Closed in an almost coffee-table like book was the plans for Clemson’s possible new arena and Littlejohn Coliseum. Brownell could not discuss what was in those pages, but he did talk about what a new arena could mean to the future of Clemson basketball.
“It does a lot,” he said in an exclusive interview with The Clemson Insider.com on Wednesday. “It helps in a lot of ways. Number one, it helps everybody associated with the program by ejecting a little enthusiasm into it. It kind of makes them feel good. It makes them see, ‘Hey, basketball is important here and we are trying to do something to help the basketball program.’
“Secondly, it is a statement to recruits and other people outside the program that basketball is important to Clemson. There is a little bit of a stigma at times that some people question every once in a while. Then third, when it gets done or close enough that you can actually get kids to see it and come experience it, then it takes on a whole new meaning.”
Right now, no one knows what recruits might see in the future. Athletic Director Dan Radakovich and the athletic department’s major gifts team have presented their thoughts and ideas to the Clemson Board of Trustees. Brownell is hoping they will get some positive feedback maybe in the next month or in the fall.
“Littlejohn is not a bad arena,” Brownell said. “It just isn’t as modern from what we usually see in all the other places we go. Most of the other arenas we go to are modern and there is just more of the ‘Wow!’ factor that impresses recruits and gives off a feeling of excitement.
“When we have a great crowd and things are going well and Littlejohn is rocking, it can be a really good environment. But what most people don’t realize is that only happens at fifteen home games a year. There are 300 other days where we have the possibility of having recruits on campus and we are showing them an empty Littlejohn and an empty facility and that’s mostly what they see. That’s a big part of recruiting.”
Brownell says he has spoken with a lot of people about Littlejohn and what a new facility might mean to his program, which last year slipped to its first losing season since the 2003-’04 campaign. The Clemson coach firmly believes facility improvements will help him get some of the top players in the country to come to Tigertown.
And he is not greedy. Though he would like a bunch of them, he says a program like Clemson only needs to get like one or maybe two to start changing the fortunes.
“Dabo and I have talked about it a lot. He believes tremendously that the improvements to the west end zone helped their program,” Brownell said. “We have talked a lot that some progress with men’s basketball can kind of give us a shot in the arm and that’s really what it is.
“In basketball, you are looking for one or two special players that have a tremendous impact.
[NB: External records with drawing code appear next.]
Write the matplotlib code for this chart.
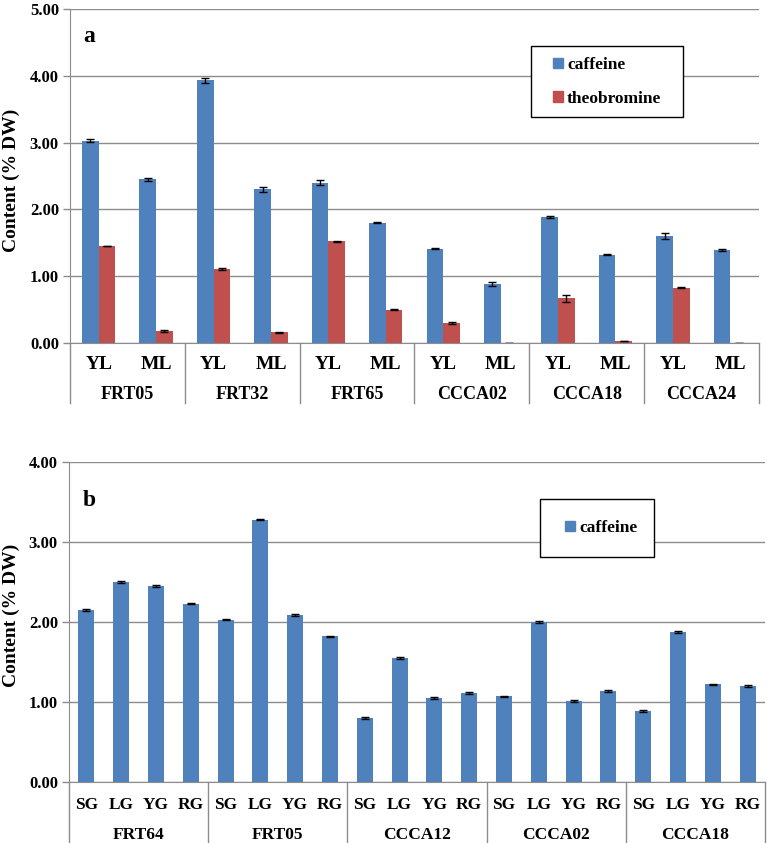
import matplotlib
matplotlib.use("Agg")
import matplotlib.pyplot as plt
import matplotlib.transforms as mtransforms
from matplotlib.patches import Rectangle, Patch
import numpy as np

plt.rcParams['font.family'] = ['Liberation Serif', 'DejaVu Serif']
plt.rcParams['font.weight'] = 'bold'

# ---------------- data: panel a ----------------
a_groups = ["FRT05", "FRT32", "FRT65", "CCCA02", "CCCA18", "CCCA24"]
a_sub = ["YL", "ML"]
a_caffeine = [3.03, 2.45, 3.93, 2.30, 2.40, 1.80, 1.41, 0.89, 1.89, 1.32, 1.60, 1.39]
a_caffeine_err = [0.02, 0.02, 0.04, 0.04, 0.04, 0.005, 0.005, 0.03, 0.015, 0.01, 0.05, 0.01]
a_theobromine = [1.45, 0.18, 1.11, 0.16, 1.52, 0.50, 0.30, 0.005, 0.67, 0.03, 0.83, 0.0]
a_theobromine_err = [0.005, 0.01, 0.01, 0.005, 0.005, 0.005, 0.02, 0.0, 0.05, 0.005, 0.005, 0.0]
a_yticks = [0.0, 1.0, 2.0, 3.0, 4.0, 5.0]

# ---------------- data: panel b ----------------
b_groups = ["FRT64", "FRT05", "CCCA12", "CCCA02", "CCCA18"]
b_sub = ["SG", "LG", "YG", "RG"]
b_caffeine = [2.15, 2.50, 2.45, 2.23,
              2.03, 3.28, 2.09, 1.82,
              0.80, 1.55, 1.05, 1.11,
              1.07, 2.00, 1.01, 1.14,
              0.89, 1.875, 1.22, 1.20]
b_caffeine_err = [0.01, 0.01, 0.01, 0.01,
                  0.01, 0.01, 0.01, 0.01,
                  0.01, 0.01, 0.01, 0.01,
                  0.01, 0.01, 0.01, 0.01,
                  0.01, 0.01, 0.01, 0.01]
b_yticks = [0.0, 1.0, 2.0, 3.0, 4.0]

BLUE = "#4F81BD"
RED = "#C0504D"
GRID = "#8C8C8C"

W, H = 767, 843
fig = plt.figure(figsize=(W / 100, H / 100), dpi=100)


def px_axes(l, r, top, bot):
    return fig.add_axes([l / W, 1 - bot / H, (r - l) / W, (bot - top) / H])


def style_axes(ax, yticks, ymax):
    ax.set_ylim(0, ymax)
    ax.set_yticks(yticks)
    ax.set_yticklabels([f"{v:.2f}" for v in yticks], fontsize=12, fontweight='bold')
    ax.yaxis.grid(True, color=GRID, linewidth=1.0)
    ax.set_axisbelow(True)
    for s in ['top', 'right']:
        ax.spines[s].set_visible(False)
    ax.spines['left'].set_color(GRID)
    ax.spines['bottom'].set_color(GRID)
    ax.tick_params(axis='y', length=5, width=1, color=GRID, pad=3)
    ax.set_xticks([])


def category_axis(ax, ngroups, nsub, sub_labels, group_labels, sep_depth,
                  sub_base, grp_base, ax_h, sub_fs, grp_fs):
    n = ngroups * nsub
    ax.set_xlim(-0.5, n - 0.5)
    trans = mtransforms.blended_transform_factory(ax.transData, ax.transAxes)
    labels = sub_labels * ngroups
    for i, lab in enumerate(labels):
        ax.text(i, -sub_base / ax_h, lab, transform=trans, ha='center', va='baseline',
                fontsize=sub_fs, fontweight='bold')
    for g in range(ngroups + 1):
        xb = g * nsub - 0.5
        ax.plot([xb, xb], [0, -sep_depth / ax_h], color=GRID, lw=1,
                transform=trans, clip_on=False)
    for g, lab in enumerate(group_labels):
        xc = g * nsub + (nsub - 1) / 2
        ax.text(xc, -grp_base / ax_h, lab, transform=trans, ha='center', va='baseline',
                fontsize=grp_fs, fontweight='bold')


ekw = dict(ecolor='black', elinewidth=1, capsize=3, capthick=1)

# ---------------- panel a ----------------
axa = px_axes(70, 759, 9, 343)
ha = 343 - 9
style_axes(axa, a_yticks, 5.0)
na = len(a_caffeine)
xa = np.arange(na)
bw = 0.29
axa.bar(xa - bw / 2, a_caffeine, width=bw, color=BLUE, zorder=2,
        yerr=a_caffeine_err, error_kw=ekw)
axa.bar(xa + bw / 2, a_theobromine, width=bw, color=RED, zorder=2,
        yerr=a_theobromine_err, error_kw=ekw)
category_axis(axa, len(a_groups), len(a_sub), a_sub, a_groups, 60, 26, 56, ha, 14, 13)
axa.text(13 / 689, 1 - 27 / ha, "a", transform=axa.transAxes, fontsize=17, fontweight='bold',
         ha='left', va='center')
fig.text(11 / W, 1 - 180 / H, "Content (% DW)", rotation=90, ha='center', va='center',
         fontsize=14, fontweight='bold')

# legend a
rect = Rectangle((531 / W, 1 - 117 / H), (683 - 531) / W, (117 - 46) / H,
                 transform=fig.transFigure, facecolor='white', edgecolor='black',
                 linewidth=1.0, zorder=5)
fig.patches.append(rect)
leg = fig.legend(handles=[Patch(color=BLUE, label="caffeine"),
                          Patch(color=RED, label="theobromine")],
                 loc='center left', bbox_to_anchor=(553 / W, 1 - 82 / H),
                 frameon=False, handlelength=0.55, handleheight=0.55,
                 handletextpad=0.25, labelspacing=1.0, borderpad=0, borderaxespad=0,
                 prop={'weight': 'bold', 'size': 12.5})
leg.set_zorder(6)

# ---------------- panel b ----------------
axb = px_axes(69, 765, 462, 782)
hb = 782 - 462
style_axes(axb, b_yticks, 4.0)
nb = len(b_caffeine)
xb = np.arange(nb)
axb.bar(xb, b_caffeine, width=0.46, color=BLUE, zorder=2,
        yerr=b_caffeine_err, error_kw=ekw)
category_axis(axb, len(b_groups), len(b_sub), b_sub, b_groups, 62, 27, 57, hb, 12.5, 12.5)
axb.text(14 / 696, 1 - 38 / hb, "b", transform=axb.transAxes, fontsize=17, fontweight='bold',
         ha='left', va='center')
fig.text(11 / W, 1 - 615 / H, "Content (% DW)", rotation=90, ha='center', va='center',
         fontsize=14, fontweight='bold')

rect_b = Rectangle((540 / W, 1 - 557 / H), (654 - 540) / W, (557 - 499) / H,
                   transform=fig.transFigure, facecolor='white', edgecolor='black',
                   linewidth=1.0, zorder=5)
fig.patches.append(rect_b)
leg_b = fig.legend(handles=[Patch(color=BLUE, label="caffeine")],
                   loc='center left', bbox_to_anchor=(565 / W, 1 - 528 / H),
                   frameon=False, handlelength=0.55, handleheight=0.55,
                   handletextpad=0.25, borderpad=0, borderaxespad=0,
                   prop={'weight': 'bold', 'size': 12.5})
leg_b.set_zorder(6)

fig.savefig("out.png", dpi=100)
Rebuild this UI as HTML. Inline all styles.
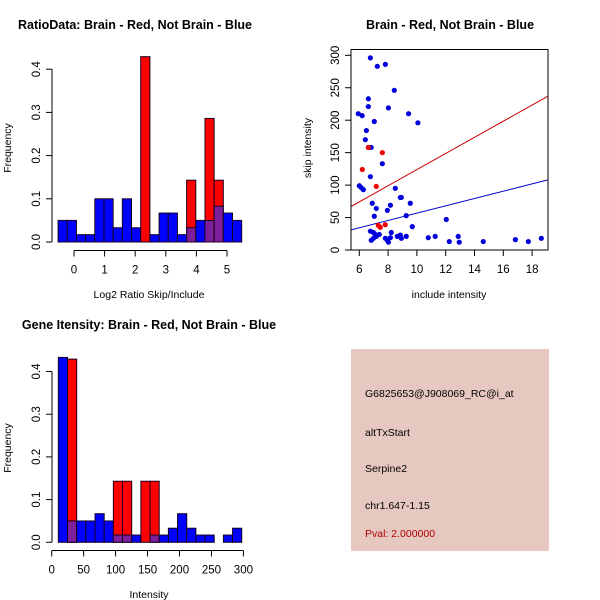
<!DOCTYPE html>
<html><head><meta charset="utf-8"><style>
body{margin:0;background:#fff}
svg{display:block;font-family:"Liberation Sans",sans-serif}
</style></head><body>
<svg id="s" width="600" height="600" viewBox="0 0 600 600"></svg>
<script>
// Panel 1: ratio histogram
const ratioBinStart = -0.52, ratioBinWidth = 0.3;
const ratioBlue = [0.05,0.05,0.017,0.017,0.1,0.1,0.033,0.1,0.033,0,0.017,0.067,0.067,0.017,0.033,0.05,0.05,0.083,0.067,0.05];
const ratioRed  = [0,0,0,0,0,0,0,0,0,0.429,0,0,0,0,0.143,0,0.286,0.143,0,0];
const ratioXTicks = [0,1,2,3,4,5];
const freqTicks = ["0.0","0.1","0.2","0.3","0.4"];
// Panel 3: intensity histogram
const intBinStart = 10.4, intBinWidth = 14.35;
const intBlue = [0.433,0.05,0.05,0.05,0.067,0.05,0.017,0.017,0.017,0,0.017,0.017,0.033,0.067,0.033,0.017,0.017,0,0.017,0.033];
const intRed  = [0,0.429,0,0,0,0,0.143,0.143,0,0.143,0.143,0,0,0,0,0,0,0,0,0];
const intXTicks = [0,50,100,150,200,250,300];
// Panel 2: scatter
const blueX = [6.77,7.25,7.81,8.43,6.63,6.63,8.02,5.93,6.2,9.42,10.07,7.04,6.49,6.42,6.63,6.83,7.6,6.77,6.0,6.14,6.28,8.5,8.85,8.92,6.9,9.54,7.18,8.16,7.95,9.26,7.04,9.68,12.04,6.77,6.98,7.11,7.39,8.22,8.64,8.85,9.26,6.83,6.98,7.18,7.81,7.95,8.02,8.16,8.92,10.79,11.27,12.87,12.25,12.94,14.61,16.84,17.74,18.64];
const blueY = [296,283,286,246,233,221,219,210,207,210,196,198,184,170,158,158,133,113,99,96,93,95,81,81,72,72,64,69,61,53,52,36,47,29,27,24,24,27,21,23,21,15,18,21,18,15,12,19,18,19,21,21,13,12,13,16,13,18];
const redX = [6.21,6.63,7.6,7.18,7.32,7.46,7.8];
const redY = [124,158,150,98,38,35,39];
const redLine = [-0.4, 12.43];   // intercept, slope
const blueLine = [0.5, 5.63];
const scatXTicks = [6,8,10,12,14,16,18];
const scatYTicks = [0,50,100,150,200,250,300];
const infoLines = ["G6825653@J908069_RC@i_at","altTxStart","Serpine2","chr1.647-1.15"];
const pvalText = "Pval: 2.000000";

const S = document.getElementById('s');
const NS = 'http://www.w3.org/2000/svg';
function mk(tag, attrs, parent){const e=document.createElementNS(NS,tag);for(const k in attrs)e.setAttribute(k,attrs[k]);(parent||S).appendChild(e);return e;}
function txt(x,y,s,opt,parent){const e=mk('text',Object.assign({x:x,y:y,'text-anchor':'middle','font-size':11.5,fill:'#000'},opt||{}),parent);e.textContent=s;return e;}

function hist(g, x0px, pxPerUnit, y0, pxPerFreq, binStart, binW, blue, red){
  const xs = v => x0px + v*pxPerUnit;
  for(let i=0;i<blue.length;i++){
    const a = xs(binStart+i*binW), b = xs(binStart+(i+1)*binW);
    const hb = blue[i], hr = red[i];
    const top = Math.max(hb,hr), ov = Math.min(hb,hr);
    if(top<=0) continue;
    const col = hr>hb ? '#ff0000' : '#0000ff';
    const r=mk('rect',{x:a,y:y0-top*pxPerFreq,width:b-a,height:top*pxPerFreq,fill:col,stroke:'#1a0020','stroke-width':1},g);
    
    
    if(ov>0){
      const p=mk('rect',{x:a,y:y0-ov*pxPerFreq,width:b-a,height:ov*pxPerFreq,fill:'#7d1f9b',stroke:'#1a0020','stroke-width':1},g);
      
      
    }
  }
}
function yAxis(g,x,y0,pxPer,labels,step){
  const top=y0-(labels.length-1)*step*pxPer;
  mk('line',{x1:x,y1:y0,x2:x,y2:top,stroke:'#000'},g);
  labels.forEach((l,i)=>{const y=y0-i*step*pxPer;mk('line',{x1:x,y1:y,x2:x-6,y2:y,stroke:'#000'},g);
    txt(x-15,y,l,{transform:`rotate(-90 ${x-15} ${y})`,'dominant-baseline':'middle'},g);});
}
function xAxis(g,y,x0,pxPer,ticks,lo){
  const xs=v=>x0+(v-lo)*pxPer;
  mk('line',{x1:xs(ticks[0]),y1:y,x2:xs(ticks[ticks.length-1]),y2:y,stroke:'#000'},g);
  ticks.forEach(t=>{mk('line',{x1:xs(t),y1:y,x2:xs(t),y2:y+6,stroke:'#000'},g);txt(xs(t),y+23,String(t),{},g);});
}

// Panel 1
let g1=mk('g',{});
txt(135,29,'RatioData: Brain - Red, Not Brain - Blue',{'font-weight':'bold','font-size':12.5},g1);
hist(g1,74,30.6,242,432,ratioBinStart,ratioBinWidth,ratioBlue,ratioRed);
yAxis(g1,52,242,432,freqTicks,0.1);
xAxis(g1,250.5,74,30.6,ratioXTicks,0);
txt(149,298,'Log2 Ratio Skip/Include',{'font-size':10.5},g1);
txt(11,148,'Frequency',{'font-size':10.5,transform:'rotate(-90 11 148)'},g1);

// Panel 3
let g3=mk('g',{});
txt(149,329,'Gene Itensity: Brain - Red, Not Brain - Blue',{'font-weight':'bold','font-size':12.5},g3);
hist(g3,51.7,0.639,542.3,427,intBinStart,intBinWidth,intBlue,intRed);
yAxis(g3,52,542.3,427,freqTicks,0.1);
xAxis(g3,550.5,51.7,0.639,intXTicks,0);
txt(149,598,'Intensity',{'font-size':10.5},g3);
txt(11,448,'Frequency',{'font-size':10.5,transform:'rotate(-90 11 448)'},g3);

// Panel 2
let g2=mk('g',{});
txt(450,29,'Brain - Red, Not Brain - Blue',{'font-weight':'bold','font-size':12.5},g2);
const sx=v=>359.3+(v-6)*14.4, sy=v=>250-v*0.649;
const L=351,R=548,T=49.5,B=250;
const cp=mk('clipPath',{id:'cp'},g2);mk('rect',{x:L,y:T,width:R-L,height:B-T},cp);
const pl=mk('g',{'clip-path':'url(#cp)'},g2);
[[redLine,'#cc0000','red-fit-line'],[blueLine,'#0000cc','blue-fit-line']].forEach(([ln,c,n])=>{
  const x1=5.42,x2=19.1;
  const l=mk('line',{x1:sx(x1),y1:sy(ln[0]+ln[1]*x1),x2:sx(x2),y2:sy(ln[0]+ln[1]*x2),stroke:c,'stroke-width':1},pl);
  
  
});
blueX.forEach((x,i)=>{const c=mk('circle',{cx:sx(x),cy:sy(blueY[i]),r:2.6,fill:'#0000dd'},pl);
  
  });
redX.forEach((x,i)=>{const c=mk('circle',{cx:sx(x),cy:sy(redY[i]),r:2.6,fill:'#ee0000'},pl);
  
  });
mk('rect',{x:L,y:T,width:R-L,height:B-T,fill:'none',stroke:'#000'},g2);
scatXTicks.forEach(t=>{mk('line',{x1:sx(t),y1:B,x2:sx(t),y2:B+6,stroke:'#000'},g2);txt(sx(t),B+23,String(t),{},g2);});
scatYTicks.forEach(t=>{const y=sy(t);mk('line',{x1:L,y1:y,x2:L-6,y2:y,stroke:'#000'},g2);txt(L-15,y,String(t),{transform:`rotate(-90 ${L-15} ${y})`,'dominant-baseline':'middle'},g2);});
txt(449,298,'include intensity',{'font-size':10.5},g2);
txt(311,148,'skip intensity',{'font-size':10.5,transform:'rotate(-90 311 148)'},g2);

// Panel 4
let g4=mk('g',{});
mk('rect',{x:351,y:349,width:198,height:202,fill:'#e6c8c0'},g4);
const ys=[397,436,472,509];
infoLines.forEach((s,i)=>txt(365,ys[i],s,{'text-anchor':'start','font-size':10.5},g4));
txt(365,537,pvalText,{'text-anchor':'start','font-size':10.5,fill:'#aa0000'},g4);
</script>
</body></html>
Trevor Booker had a tremendous impact on a four-year period here. Not that the other players that played with him were not really good players because they were, but he was special. He was a difference maker. He was a guy that elevated everybody’s game and elevated the enthusiasm in the program.
“You are constantly searching for a guy like that, who can kind of elevate you. I think all of these little things and the facilities, especially, help you attract a difference maker.”